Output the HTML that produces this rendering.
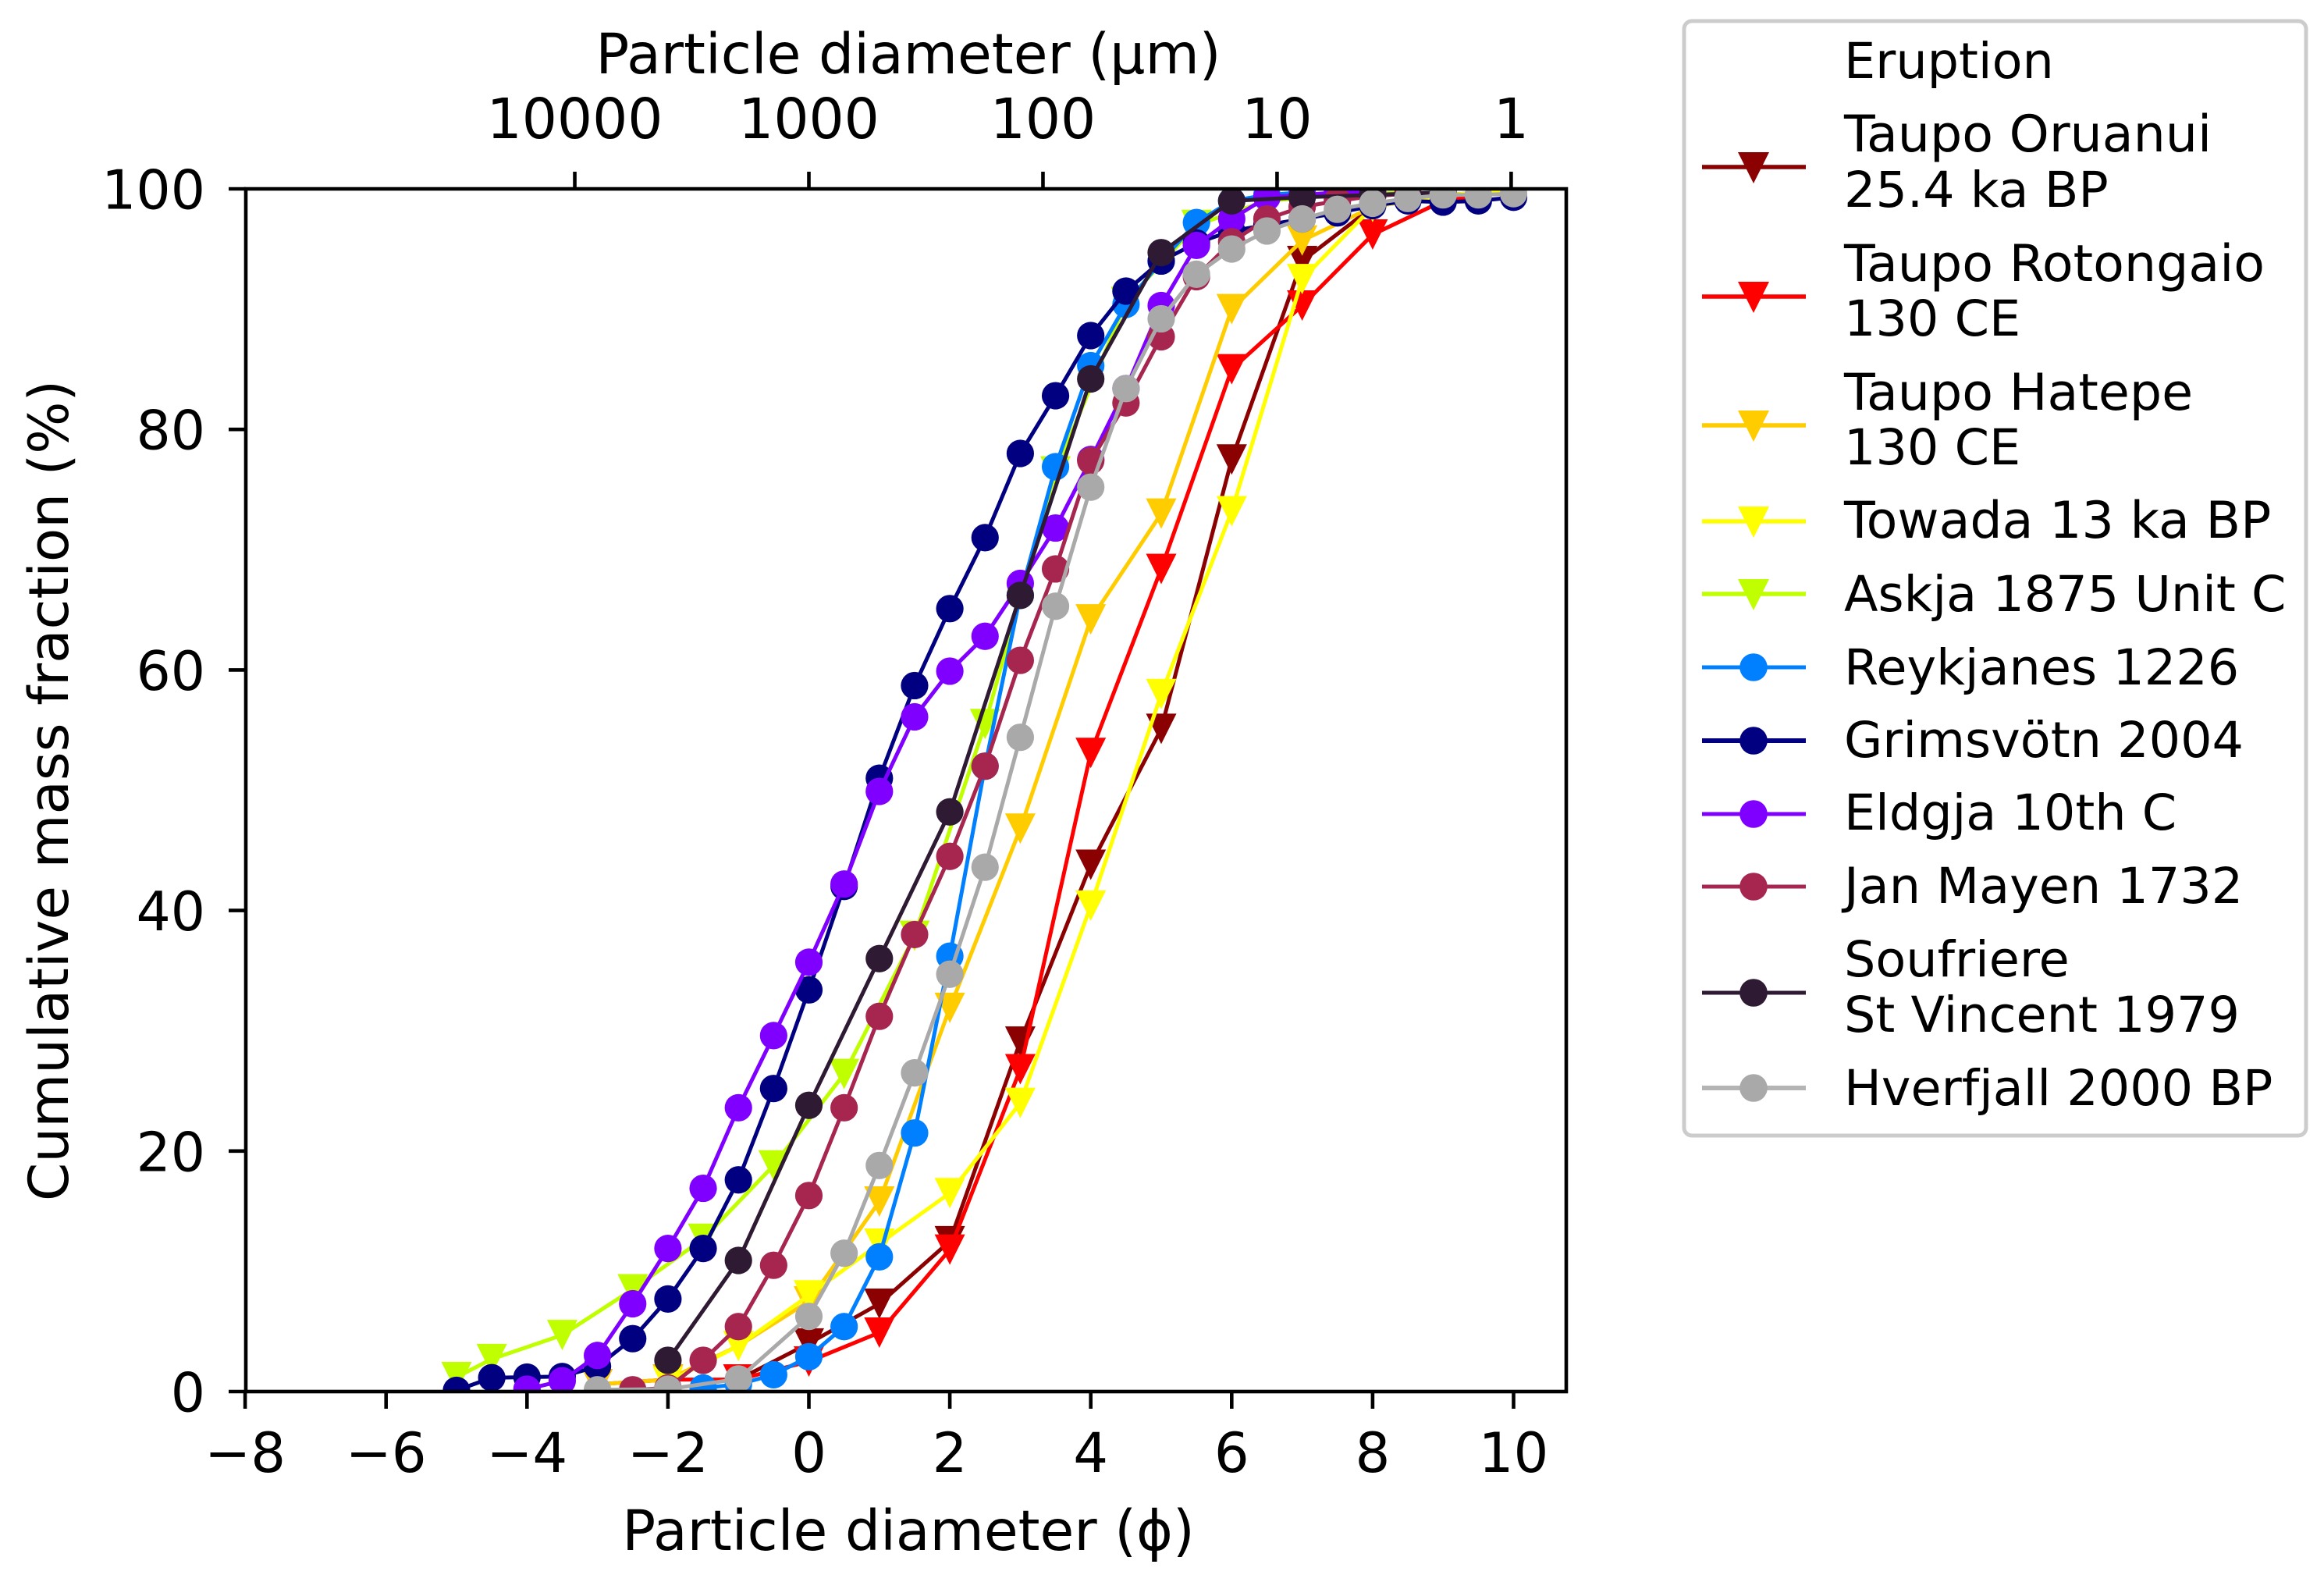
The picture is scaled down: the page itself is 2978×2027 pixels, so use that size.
<!DOCTYPE html>
<html>
<head>
<meta charset="utf-8">
<style>
html,body{margin:0;padding:0;background:#fff;}
svg{display:block;}
text{font-family:"DejaVu Sans",sans-serif;fill:#000;}
</style>
</head>
<body>
<svg id="chart" xmlns="http://www.w3.org/2000/svg" width="2978" height="2027" viewBox="0 0 2978 2027">
  <defs><clipPath id="plot-clip"><rect x="315" y="242" width="1692" height="1541"/></clipPath></defs>
  <rect x="0" y="0" width="2978" height="2027" fill="#fff"/>
  <g id="series-layer" clip-path="url(#plot-clip)"></g>
  <rect x="315" y="242" width="1692" height="1541" fill="none" stroke="#000" stroke-width="4.6"/>
  <g id="tick-layer"></g>
  <text x="1164" y="94" font-size="71.2" text-anchor="middle">Particle diameter (µm)</text>
  <text x="1164" y="1986" font-size="71.2" text-anchor="middle">Particle diameter (ϕ)</text>
  <text transform="translate(87,1013) rotate(-90)" font-size="70.8" text-anchor="middle">Cumulative mass fraction (%)</text>

  <g>
    <rect x="2158" y="27" width="797" height="1428" rx="10" ry="10" fill="#fff" stroke="#ccc" stroke-width="5"/>
    <g font-size="63.6">
      <text x="2363" y="100">Eruption</text>
      <g><line x1="2181" x2="2314" y1="214" y2="214" stroke="#8b0000" stroke-width="5.5"/><polygon points="2227,195 2267,195 2247,235" fill="#8b0000"/><text x="2363" y="194" font-size="65">Taupo Oruanui</text><text x="2363" y="265">25.4 ka BP</text></g>
      <g><line x1="2181" x2="2314" y1="380" y2="380" stroke="#ff0000" stroke-width="5.5"/><polygon points="2227,361 2267,361 2247,401" fill="#ff0000"/><text x="2363" y="360" font-size="65">Taupo Rotongaio</text><text x="2363" y="430">130 CE</text></g>
      <g><line x1="2181" x2="2314" y1="545" y2="545" stroke="#ffcc00" stroke-width="5.5"/><polygon points="2227,526 2267,526 2247,566" fill="#ffcc00"/><text x="2363" y="525" font-size="65">Taupo Hatepe</text><text x="2363" y="595">130 CE</text></g>
      <g><line x1="2181" x2="2314" y1="668" y2="668" stroke="#ffff00" stroke-width="5.5"/><polygon points="2227,649 2267,649 2247,689" fill="#ffff00"/><text x="2363" y="689" font-size="65">Towada 13 ka BP</text></g>
      <g><line x1="2181" x2="2314" y1="761" y2="761" stroke="#bfff00" stroke-width="5.5"/><polygon points="2227,742 2267,742 2247,782" fill="#bfff00"/><text x="2363" y="783">Askja 1875 Unit C</text></g>
      <g><line x1="2181" x2="2314" y1="855" y2="855" stroke="#0080ff" stroke-width="5"/><circle cx="2247" cy="855" r="17.8" fill="#0080ff"/><text x="2363" y="877">Reykjanes 1226</text></g>
      <g><line x1="2181" x2="2314" y1="949" y2="949" stroke="#000080" stroke-width="6"/><circle cx="2247" cy="949" r="17.8" fill="#000080"/><text x="2363" y="970">Grimsvötn 2004</text></g>
      <g><line x1="2181" x2="2314" y1="1043" y2="1043" stroke="#8000ff" stroke-width="5"/><circle cx="2247" cy="1043" r="17.8" fill="#8000ff"/><text x="2363" y="1063">Eldgja 10th C</text></g>
      <g><line x1="2181" x2="2314" y1="1136" y2="1136" stroke="#a6264f" stroke-width="5"/><circle cx="2247" cy="1136" r="17.8" fill="#a6264f"/><text x="2363" y="1157">Jan Mayen 1732</text></g>
      <g><line x1="2181" x2="2314" y1="1272" y2="1272" stroke="#2e1a33" stroke-width="5"/><circle cx="2247" cy="1272" r="17.8" fill="#2e1a33"/><text x="2363" y="1251">Soufriere</text><text x="2363" y="1322">St Vincent 1979</text></g>
      <g><line x1="2181" x2="2314" y1="1394" y2="1394" stroke="#b4b4b4" stroke-width="6"/><circle cx="2247" cy="1394" r="17.8" fill="#a9a9a9"/><text x="2363" y="1416">Hverfjall 2000 BP</text></g>
    </g>
  </g>
</svg>
<script>
const xTickValues = [-8, -6, -4, -2, 0, 2, 4, 6, 8, 10];
const yTickValues = [0, 20, 40, 60, 80, 100];
const topTickMicrons = [10000, 1000, 100, 10, 1];

const phiOruanui = [-1, 0, 1, 2, 3, 4, 5, 6, 7, 8, 9, 10];
const valOruanui = [1, 4, 7.3, 12.5, 29.1, 43.8, 55.1, 77.5, 94, 98.5, 99.5, 99.8];

const phiRotongaio = [-3, -2, -1, 0, 1, 2, 3, 4, 5, 6, 7, 8, 9, 10];
const valRotongaio = [0.6, 1, 1, 2.5, 4.9, 11.8, 26.8, 53.1, 68.4, 85, 90.3, 96.2, 99, 99.8];

const phiHatepe = [-3, -2, -1, 0, 1, 2, 3, 4, 5, 6, 7, 8, 9, 10];
const valHatepe = [0.6, 1, 3.8, 7.5, 15.8, 31.9, 46.8, 64.2, 73, 90, 95.7, 98.5, 99.5, 99.7];

const phiTowada = [-2, -1, 0, 1, 2, 3, 4, 5, 6, 7, 8, 9, 10];
const valTowada = [0.8, 3.8, 8, 12.3, 16.5, 24, 40.4, 58, 73.2, 92.5, 98.5, 99.5, 99.8];

const phiAskja = [-5, -4.5, -3.5, -2.5, -1.5, -0.5, 0.5, 1.5, 2.5, 3.5, 4.5, 5.5, 6.5, 7.5, 8.5];
const valAskja = [1.2, 2.7, 4.7, 8.5, 12.7, 18.8, 26.4, 37.9, 55.5, 76.5, 90.6, 97, 99, 99.5, 99.7];

const phiReykjanes = [-1.5, -1, -0.5, 0, 0.5, 1, 1.5, 2, 2.5, 3, 3.5, 4, 4.5, 5, 5.5, 6, 6.5, 7];
const valReykjanes = [0.3, 0.6, 1.4, 2.9, 5.4, 11.2, 21.5, 36.2, 52, 66.2, 76.9, 85.3, 90.4, 94, 97.2, 99, 99.5, 99.7];

const phiGrimsvotn = [-5, -4.5, -4, -3.5, -3, -2.5, -2, -1.5, -1, -0.5, 0, 0.5, 1, 1.5, 2, 2.5, 3, 3.5, 4, 4.5, 5, 5.5, 6, 6.5, 7, 7.5, 8, 8.5, 9, 9.5, 10];
const valGrimsvotn = [0.1, 1.15, 1.2, 1.25, 2.1, 4.4, 7.7, 11.9, 17.6, 25.2, 33.4, 42, 51, 58.7, 65.1, 71, 78, 82.8, 87.8, 91.5, 94, 95.5, 96.5, 97, 97.5, 98, 98.6, 99, 98.9, 99, 99.3];

const phiEldgja = [-4, -3.5, -3, -2.5, -2, -1.5, -1, -0.5, 0, 0.5, 1, 1.5, 2, 2.5, 3, 3.5, 4, 4.5, 5, 5.5, 6, 6.5, 7, 7.5, 8];
const valEldgja = [0.2, 0.9, 3, 7.3, 11.9, 16.9, 23.6, 29.6, 35.7, 42.2, 49.9, 56.1, 59.9, 62.8, 67.2, 71.8, 77.5, 83.4, 90.3, 95.3, 97.5, 99.3, 99.5, 99.7, 99.8];

const phiJanMayen = [-2.5, -2, -1.5, -1, -0.5, 0, 0.5, 1, 1.5, 2, 2.5, 3, 3.5, 4, 4.5, 5, 5.5, 6, 6.5, 7, 7.5, 8, 8.5];
const valJanMayen = [0.15, 0.3, 2.6, 5.4, 10.5, 16.3, 23.6, 31.2, 38, 44.5, 52, 60.8, 68.4, 77.4, 82.2, 87.7, 92.7, 95.6, 97.5, 98.5, 99, 99.4, 99.6];

const phiSoufriere = [-2, -1, 0, 1, 2, 3, 4, 5, 6, 7, 8, 9];
const valSoufriere = [2.6, 10.9, 23.8, 36, 48.2, 66.2, 84.2, 94.7, 99, 99.3, 99.5, 99.7];

const phiHverfjall = [-3, -2, -1, 0, 0.5, 1, 1.5, 2, 2.5, 3, 3.5, 4, 4.5, 5, 5.5, 6, 6.5, 7, 7.5, 8, 8.5, 9, 9.5, 10];
const valHverfjall = [0.15, 0.2, 1.05, 6.25, 11.5, 18.8, 26.5, 34.7, 43.6, 54.4, 65.3, 75.2, 83.4, 89.2, 92.9, 95, 96.5, 97.5, 98.3, 98.8, 99.2, 99.5, 99.5, 99.6];

const NS = 'http://www.w3.org/2000/svg';
const xScale = function (phi) { return 1036.5 + 90.3 * phi; };
const yScale = function (v) { return 1783 - 15.41 * v; };
const micronToPhi = function (um) { return -Math.log2(um / 1000); };

const seriesLayer = document.getElementById('series-layer');
const tickLayer = document.getElementById('tick-layer');
const TICK_LEN = 22;

function addTick(x1, y1, x2, y2, name) {
  const t = document.createElementNS(NS, 'line');
  t.setAttribute('x1', x1); t.setAttribute('y1', y1);
  t.setAttribute('x2', x2); t.setAttribute('y2', y2);
  t.setAttribute('stroke', '#000'); t.setAttribute('stroke-width', '4.6');
  
  
  tickLayer.appendChild(t);
}
function addLabel(x, y, anchor, size, str, name) {
  const t = document.createElementNS(NS, 'text');
  t.setAttribute('x', x); t.setAttribute('y', y);
  t.setAttribute('text-anchor', anchor); t.setAttribute('font-size', size);
  t.textContent = str;
  
  
  tickLayer.appendChild(t);
}
xTickValues.forEach(function (v) {
  addTick(xScale(v), 1783, xScale(v), 1783 + TICK_LEN, 'x-tick');
  addLabel(xScale(v), 1886, 'middle', '70.5', String(v).replace('-', '\u2212'), 'x-tick-label');
});
yTickValues.forEach(function (v) {
  addTick(315, yScale(v), 315 - TICK_LEN, yScale(v), 'y-tick');
  addLabel(263, yScale(v) + 25.5, 'end', '69.6', String(v), 'y-tick-label');
});
topTickMicrons.forEach(function (um) {
  const x = xScale(micronToPhi(um));
  addTick(x, 242, x, 242 - TICK_LEN, 'top-tick');
  addLabel(x, 177, 'middle', '71', String(um), 'top-tick-label');
});

function drawSeries(name, phis, vals, color, marker, width) {
  const g = document.createElementNS(NS, 'g');
  
  
  const line = document.createElementNS(NS, 'polyline');
  const pts = phis.map(function (p, i) { return xScale(p) + ',' + yScale(vals[i]); }).join(' ');
  line.setAttribute('points', pts);
  line.setAttribute('fill', 'none');
  line.setAttribute('stroke', color);
  line.setAttribute('stroke-width', width);
  line.setAttribute('stroke-linejoin', 'round');
  
  
  g.appendChild(line);
  phis.forEach(function (p, i) {
    const cx = xScale(p), cy = yScale(vals[i]);
    let m;
    if (marker === 'tri') {
      m = document.createElementNS(NS, 'polygon');
      m.setAttribute('points', (cx - 19.5) + ',' + (cy - 19.5) + ' ' + (cx + 19.5) + ',' + (cy - 19.5) + ' ' + cx + ',' + (cy + 19.5));
    } else {
      m = document.createElementNS(NS, 'circle');
      m.setAttribute('cx', cx); m.setAttribute('cy', cy); m.setAttribute('r', '17.6');
    }
    m.setAttribute('fill', color);
    
    
    g.appendChild(m);
  });
  seriesLayer.appendChild(g);
}
drawSeries('oruanui', phiOruanui, valOruanui, '#8b0000', 'tri', 5);
drawSeries('rotongaio', phiRotongaio, valRotongaio, '#ff0000', 'tri', 5);
drawSeries('hatepe', phiHatepe, valHatepe, '#ffcc00', 'tri', 5);
drawSeries('towada', phiTowada, valTowada, '#ffff00', 'tri', 5);
drawSeries('askja', phiAskja, valAskja, '#bfff00', 'tri', 5);
drawSeries('reykjanes', phiReykjanes, valReykjanes, '#0080ff', 'dot', 5);
drawSeries('grimsvotn', phiGrimsvotn, valGrimsvotn, '#000080', 'dot', 5);
drawSeries('eldgja', phiEldgja, valEldgja, '#8000ff', 'dot', 5);
drawSeries('jan-mayen', phiJanMayen, valJanMayen, '#a6264f', 'dot', 5);
drawSeries('soufriere', phiSoufriere, valSoufriere, '#2e1a33', 'dot', 5);
drawSeries('hverfjall', phiHverfjall, valHverfjall, '#a9a9a9', 'dot', 5);
</script>
</body>
</html>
-=-=-
**GIVEN INSTRUCTION**
Using the listing above, list every line in which the string "that" occurs.

**CORRECT RESULT**
Output the HTML that produces this rendering.
The picture is scaled down: the page itself is 2978×2027 pixels, so use that size.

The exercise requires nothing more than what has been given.